COUNCILLOR MAKES 'MOST DIFFICULT DECISION' AS ACCESS DISPUTE ENDS
“The most difficult decision I have faced in my time as a councillor,” Fine Gael’s Aileen Pyne said as Cork County Council narrowly voted against closing the contentious Duntahane Road pedestrian access in Fermoy.
The decision brings to an end months of meetings, arguments and counterarguments around the access between the Duntahane Road and the local relief road, opened last year.
The vote by councillors backed a report by Flan Groarke, senior executive engineer with Cork County Council. Mr Groarke recommended, based on a policy of maintaining free and open access to the public and avoiding unnecessary pedestrian diversions, that the current access should be kept as it is.
In proposing that the access be closed Cllr Pyne highlighted condition 30 of An Bord Pleanala’s decision in 1990 to allow developers to open up the former cul de sac in Duntahane Road. That condition stipulates that Duntahane Road was to be returned to its former state once the local relief road was opened.

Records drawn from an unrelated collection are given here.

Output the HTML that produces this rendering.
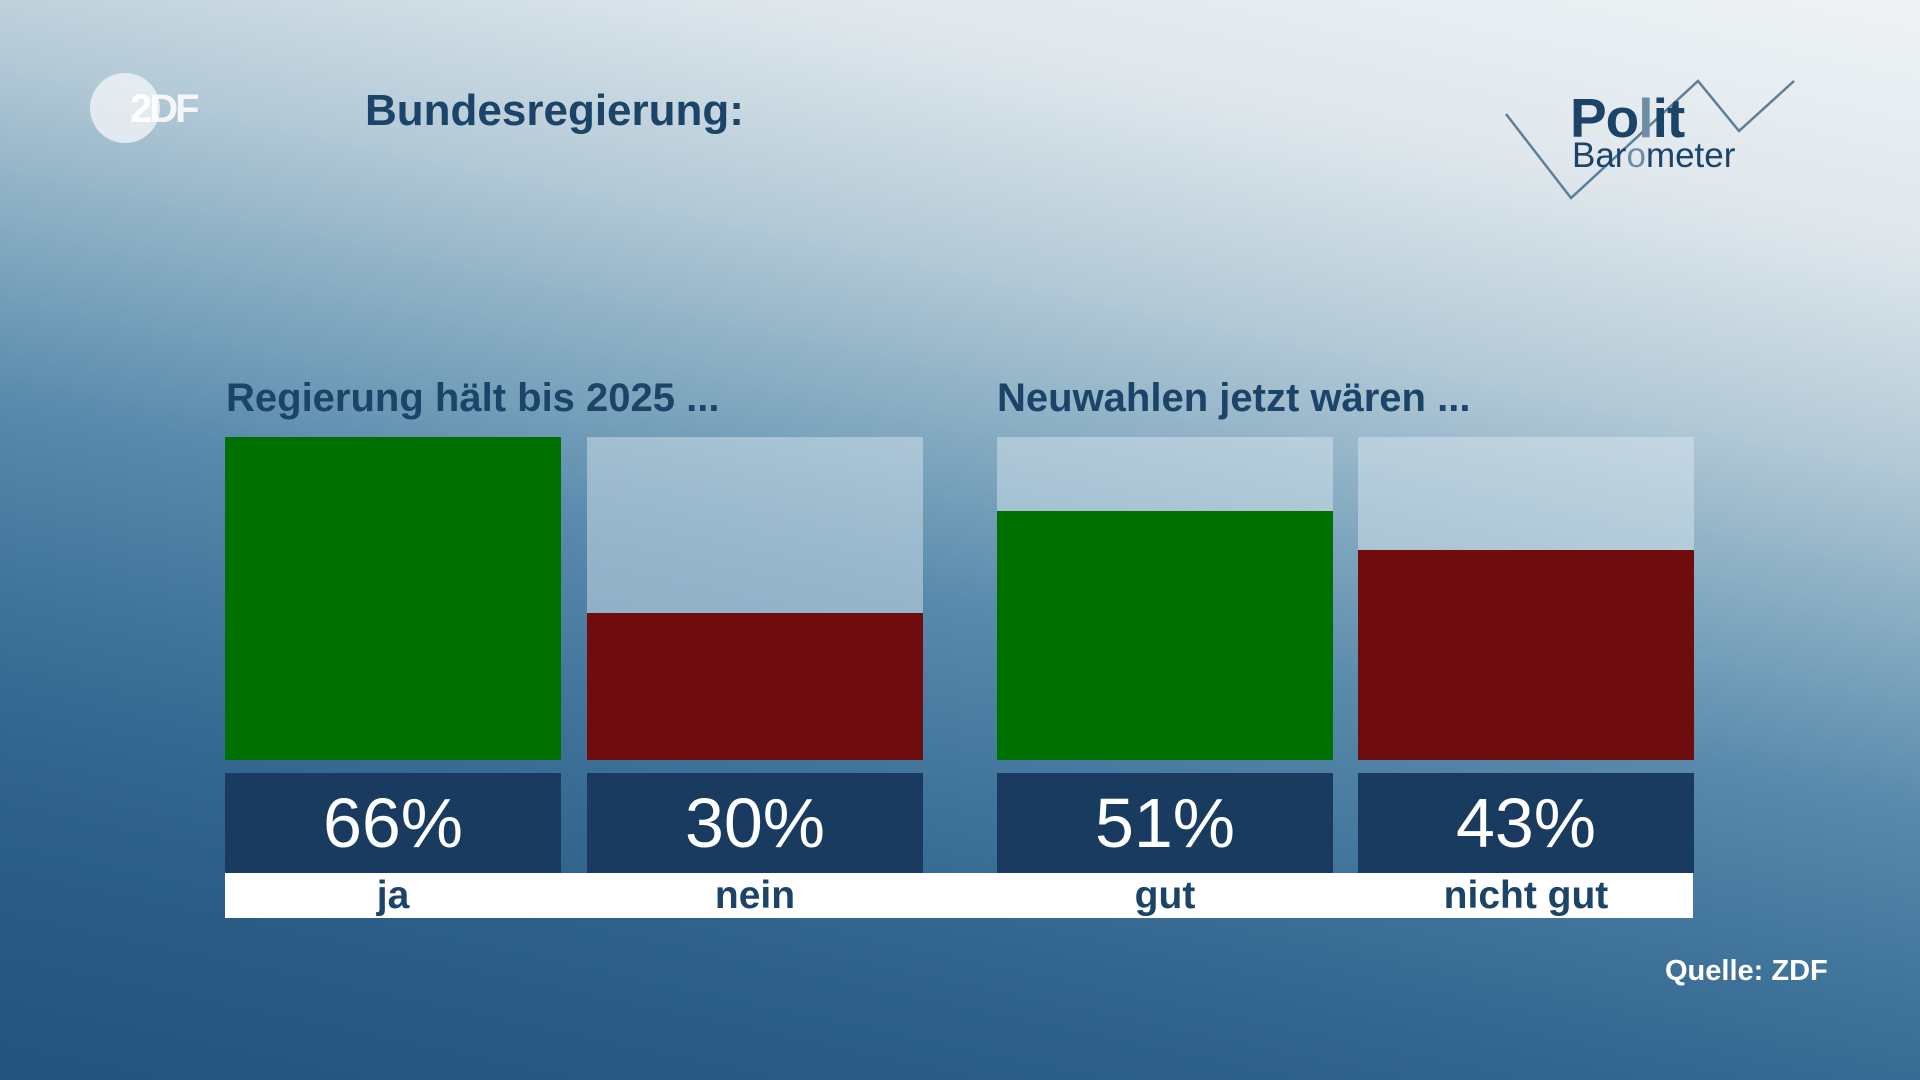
<!DOCTYPE html>
<html><head><meta charset="utf-8"><style>
*{margin:0;padding:0;box-sizing:border-box}
body{width:1920px;height:1080px;overflow:hidden;position:relative;font-family:"Liberation Sans",sans-serif;
background:linear-gradient(192deg,#eef2f5 0%,#e0e8ed 16%,#b4cad7 31%,#84aac1 43%,#5a8bad 54%,#3e7299 68%,#2c5f89 82%,#22537d 100%);}
.abs{position:absolute}
.ph{position:absolute;top:437px;height:323px;width:336px;background:rgba(225,235,242,0.45)}
.bar{position:absolute;width:336px}
.val{position:absolute;top:773px;height:100px;width:336px;background:#1a3b60;color:#fff;font-size:70px;text-align:center;line-height:100px}
.lab{position:absolute;top:873px;height:45px;width:336px;color:#1b4468;font-weight:bold;font-size:39px;text-align:center;line-height:45px}
.sub{position:absolute;top:376px;font-size:40px;font-weight:bold;color:#1b4468}
</style></head><body>
<div class="abs" style="left:90px;top:73px;width:70px;height:70px;border-radius:50%;background:rgba(240,244,247,0.8)"></div>
<div class="abs" style="left:130px;top:87px;font-size:40px;font-weight:bold;color:#fff;letter-spacing:-3px">2<span style="color:rgba(255,255,255,0.85)">DF</span></div>
<div class="abs" style="left:365px;top:86px;font-size:44px;font-weight:bold;color:#1b4468">Bundesregierung:</div>
<svg class="abs" style="left:0;top:0" width="1920" height="200"><polyline points="1506,114 1571,198 1698,81 1739,131 1794,81" fill="none" stroke="#5d7f98" stroke-width="2.5"/></svg>
<div class="abs" style="left:1570px;top:86px;font-size:55px;font-weight:bold;color:#1b4468;letter-spacing:-1px">Po<span style="color:#6d8ca6">l</span>it</div>
<div class="abs" style="left:1572px;top:136px;font-size:35px;color:#1b4468">Bar<span style="color:#6d8ca6">o</span>meter</div>
<div class="sub" style="left:226px">Regierung hält bis 2025 ...</div>
<div class="sub" style="left:997px">Neuwahlen jetzt wären ...</div>
<div class="ph" style="left:225px"></div><div class="ph" style="left:587px"></div><div class="ph" style="left:997px"></div><div class="ph" style="left:1358px"></div>
<div class="bar" style="left:225px;top:437px;height:323px;background:#007000"></div>
<div class="bar" style="left:587px;top:613px;height:147px;background:#6f0c0d"></div>
<div class="bar" style="left:997px;top:511px;height:249px;background:#007000"></div>
<div class="bar" style="left:1358px;top:550px;height:210px;background:#6f0c0d"></div>
<div class="val" style="left:225px">66%</div><div class="val" style="left:587px">30%</div><div class="val" style="left:997px">51%</div><div class="val" style="left:1358px">43%</div>
<div class="abs" style="left:225px;top:873px;width:1468px;height:45px;background:#fff"></div>
<div class="lab" style="left:225px">ja</div><div class="lab" style="left:587px">nein</div><div class="lab" style="left:997px">gut</div><div class="lab" style="left:1358px">nicht gut</div>
<div class="abs" style="left:1665px;top:955px;font-size:29px;font-weight:bold;color:#fff">Quelle: ZDF</div>
</body></html>
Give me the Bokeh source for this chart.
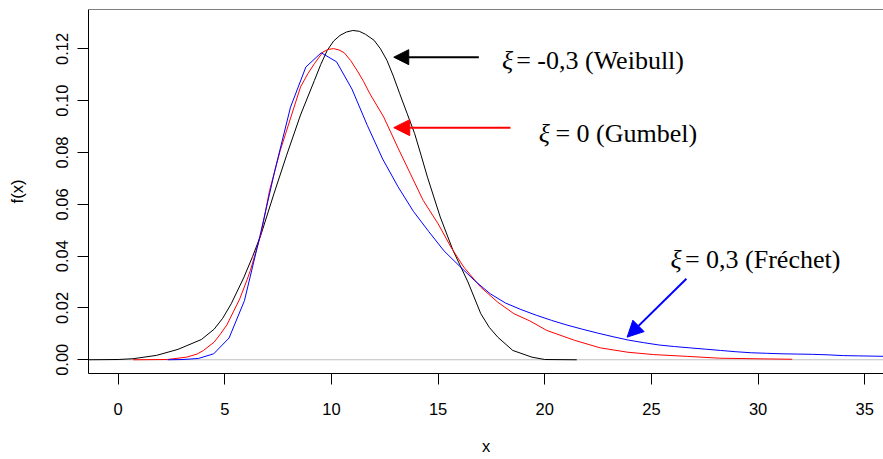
from bokeh.plotting import figure
from bokeh.models import Range1d, FixedTicker, Span, Arrow, NormalHead, Label, NumeralTickFormatter
from bokeh.embed import file_html
from bokeh.resources import INLINE

# ---- data ----
weibull_x = [-1.5, 0.0, 0.7, 1.8, 2.8, 3.9, 4.5, 4.9, 5.3, 5.9, 6.3, 6.7, 7.3, 7.9, 8.55, 9.2, 9.5,
             9.8, 10.1, 10.4, 10.7, 11.0, 11.3, 11.6, 12.0, 12.3, 12.6, 12.9, 13.2, 13.55, 13.9,
             14.2, 14.5, 15.1, 15.7, 16.4, 17.0, 17.4, 17.8, 18.5, 19.4, 20.0, 21.5]
weibull_y = [0.0, 0.0001, 0.0004, 0.0017, 0.0040, 0.0078, 0.0118, 0.0160, 0.0216, 0.0319, 0.0398,
             0.0484, 0.0640, 0.0790, 0.0945, 0.1078, 0.1140, 0.1194, 0.1230, 0.1252, 0.1265,
             0.1271, 0.1268, 0.1256, 0.1233, 0.1200, 0.1156, 0.1095, 0.1027, 0.0950, 0.0873,
             0.0790, 0.0705, 0.0551, 0.0422, 0.0300, 0.0178, 0.0125, 0.0087, 0.0036, 0.0010,
             0.0001, 0.0]

gumbel_x = [0.7, 2.3, 3.2, 3.7, 4.0, 4.5, 4.8, 5.1, 5.4, 5.7, 6.05, 6.2, 6.7, 7.1, 7.6, 8.1, 8.55,
            8.9, 9.2, 9.6, 9.85, 10.1, 10.35, 10.6, 10.9, 11.2, 11.5, 11.8, 12.45, 13.1, 13.7,
            14.3, 15.0, 15.6, 16.2, 17.0, 17.8, 18.55, 19.3, 20.1, 21.4, 22.6, 23.9, 25.1, 26.7,
            28.2, 29.8, 31.6]
gumbel_y = [0.0, 0.0001, 0.0010, 0.0022, 0.0036, 0.0068, 0.0100, 0.0135, 0.0185, 0.0235, 0.0310,
            0.0345, 0.0486, 0.0654, 0.0808, 0.0937, 0.1053, 0.1105, 0.1143, 0.1188, 0.1198,
            0.1201, 0.1196, 0.1185, 0.1155, 0.1117, 0.1075, 0.1027, 0.0937, 0.0821, 0.0718,
            0.0615, 0.0525, 0.0435, 0.0358, 0.0280, 0.0222, 0.0178, 0.0150, 0.0113, 0.0075,
            0.0046, 0.0029, 0.0020, 0.0013, 0.0006, 0.0004, 0.0002]

frechet_x = [2.32, 3.04, 3.76, 4.48, 5.20, 5.92, 6.64, 7.36, 8.08, 8.80, 9.52, 10.24, 10.96, 11.68,
             12.40, 13.12, 13.84, 14.56, 15.28, 16.00, 16.72, 17.44, 18.16, 18.88, 19.60, 20.32,
             21.04, 21.76, 22.48, 23.20, 23.92, 24.64, 25.36, 26.08, 26.80, 27.52, 28.24, 28.96,
             29.68, 30.40, 31.12, 31.84, 32.56, 33.28, 34.00, 34.72, 35.44, 36.16]
frechet_y = [0.0, 0.0001, 0.0005, 0.0023, 0.0084, 0.0228, 0.0475, 0.0735, 0.0975, 0.1130, 0.1185,
             0.1150, 0.1045, 0.0905, 0.0775, 0.0668, 0.0573, 0.0495, 0.0420, 0.0362, 0.0305,
             0.0255, 0.0219, 0.0194, 0.0172, 0.0152, 0.0134, 0.0118, 0.0103, 0.0089, 0.0076,
             0.0066, 0.0057, 0.0051, 0.0046, 0.0041, 0.0036, 0.0031, 0.0027, 0.0025, 0.0023,
             0.0022, 0.0021, 0.0019, 0.0016, 0.0015, 0.0014, 0.0013]

x_ticks = [0, 5, 10, 15, 20, 25, 30, 35]
y_ticks = [0.0, 0.02, 0.04, 0.06, 0.08, 0.10, 0.12]

label_weibull = "= -0,3 (Weibull)"
label_gumbel = "= 0 (Gumbel)"
label_frechet = "= 0,3 (Fréchet)"
xi = "ξ"

# ---- figure ----
X0, X1 = -1.39, 35.88
Y0, Y1 = -0.0053, 0.1352

p = figure(width=883, height=459, output_backend="svg", toolbar_location=None,
           x_range=Range1d(X0, X1), y_range=Range1d(Y0, Y1),
           min_border_left=88, min_border_right=0, min_border_top=9, min_border_bottom=86,
           background_fill_color="white", border_fill_color="white")
p.outline_line_color = None
p.xgrid.visible = False
p.ygrid.visible = False

sans = "Liberation Sans"
serif = "Liberation Serif"

for ax in (p.xaxis[0], p.yaxis[0]):
    ax.axis_line_color = "black"
    ax.axis_line_width = 1
    ax.major_tick_line_color = "black"
    ax.major_tick_out = 11
    ax.major_tick_in = 0
    ax.minor_tick_line_color = None
    ax.major_label_text_font = sans
    ax.major_label_text_font_size = "16.5px"
    ax.major_label_text_color = "black"
    ax.axis_label_text_font = sans
    ax.axis_label_text_font_size = "16.5px"
    ax.axis_label_text_font_style = "normal"
    ax.axis_label_text_color = "black"

p.xaxis.ticker = FixedTicker(ticks=x_ticks)
p.xaxis.major_label_standoff = 18
p.xaxis.axis_label = "x"
p.xaxis.axis_label_standoff = 19
p.yaxis.ticker = FixedTicker(ticks=y_ticks)
p.yaxis.formatter = NumeralTickFormatter(format="0.00")
p.yaxis.major_label_orientation = "parallel"
p.yaxis.major_label_standoff = 9
p.yaxis.axis_label = "f(x)"
p.yaxis.axis_label_standoff = 28

# zero reference line and top border of the box
p.add_layout(Span(location=0, dimension="width", line_color="#bebebe", line_width=1, level="underlay"))
p.add_layout(Span(location=Y1, dimension="width", line_color="black", line_width=1.2))

# curves
p.line(weibull_x, weibull_y, line_color="black", line_width=1)
p.line(gumbel_x, gumbel_y, line_color="red", line_width=1)
p.line(frechet_x, frechet_y, line_color="blue", line_width=1)

# annotations
def annot(x_xi, x_txt, y, txt):
    p.add_layout(Label(x=x_xi, y=y, text=xi, text_font=serif, text_font_style="italic",
                       text_font_size="26px", text_color="black", text_baseline="alphabetic"))
    p.add_layout(Label(x=x_txt, y=y, text=txt, text_font=serif, text_font_size="26px",
                       text_color="black", text_baseline="alphabetic"))

annot(18.00, 18.66, 0.1156, label_weibull)
annot(19.72, 20.50, 0.0872, label_gumbel)
annot(25.89, 26.57, 0.0386, label_frechet)

def arrow(xs, ys, xe, ye, color, size):
    p.add_layout(Arrow(end=NormalHead(size=size, fill_color=color, line_color=color),
                       x_start=xs, y_start=ys, x_end=xe, y_end=ye,
                       line_color=color, line_width=2))

arrow(16.91, 0.1168, 12.92, 0.1168, "black", 15)
arrow(18.39, 0.0896, 12.92, 0.0896, "red", 16)
arrow(26.64, 0.0313, 23.86, 0.00873, "blue", 16)

open("out.html", "w").write(file_html(p, INLINE))
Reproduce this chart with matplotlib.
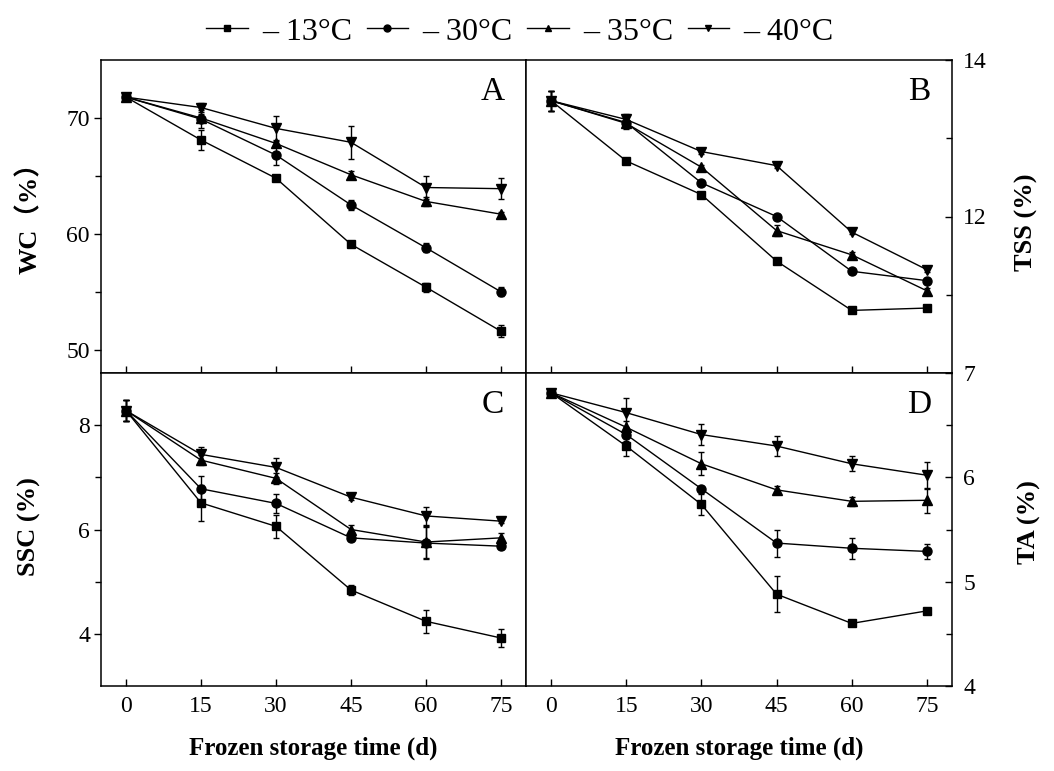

Cllr Pyne further claimed that the planning for the pedestrian access was ‘introduced by stealth’ in the overall plans for the relief road, and that there was no mention of the access in plans or maps released by Cork County Council. She added that there was no record of Duntahane Road residents agreeing to the provision of a pedestrian access to the relief road.
Cllr Pyne argued that it was unfair to the residents of Duntahane Road, who supplied her with a list of questions on the procedures that led to the access being granted unbeknownst to them, to go ahead with the project when it appeared that no avenue for submissions on the access was made available to them.
The majority of councillors, however, sided with the engineer’s report. Fianna Fail Councillor Kevin O’Keeffe backed Mr Groarke’s recommendation on what he described as ‘a thorny issue’ while party colleague Cllr Frank O’Flynn echoed Cllr Pyne’s comments by describing the issue as ‘one of the hardest’ he has faced in his time on the council.
He added that he was disappointed that a recent meeting between the residents of Duntahane Road and Duntahane Park could not find a compromise, the latter group campaigning to maintain the access following a deputation from Duntahane Road residents to Cork County Council last March seeking to restore the road’s prior status.
Both Councillors O’Keeffe and O’Flynn voted in favour of the engineer’s report, as did Cllr Jerry Mullally, Cllr Liam O’Doherty and Cllr Noel O’Connor, who said he was voting for the sake of children who would have to walk a longer route should the access be closed.
With only Cllr Tom Sheahan supporting, Cllr Pyne’s motion was defeated by five votes to two. Cllr Dan Joe Fitzgerald and Mallow Mayor James Kennedy abstained from the vote.
While disagreeing with his colleague in the council over the vote, Cllr O’Keeffe supported Cllr Pyne’s wish to have answers for the residents of Duntahane Road as to what procedure Cork County Council followed in relation to approving the access in the first place.
All councillors aired their regret that the situation had gone so far without the communities coming to an agreement between them and expressed their hope that the different groups could put the disagreement behind them now that the issue had been resolved by the council.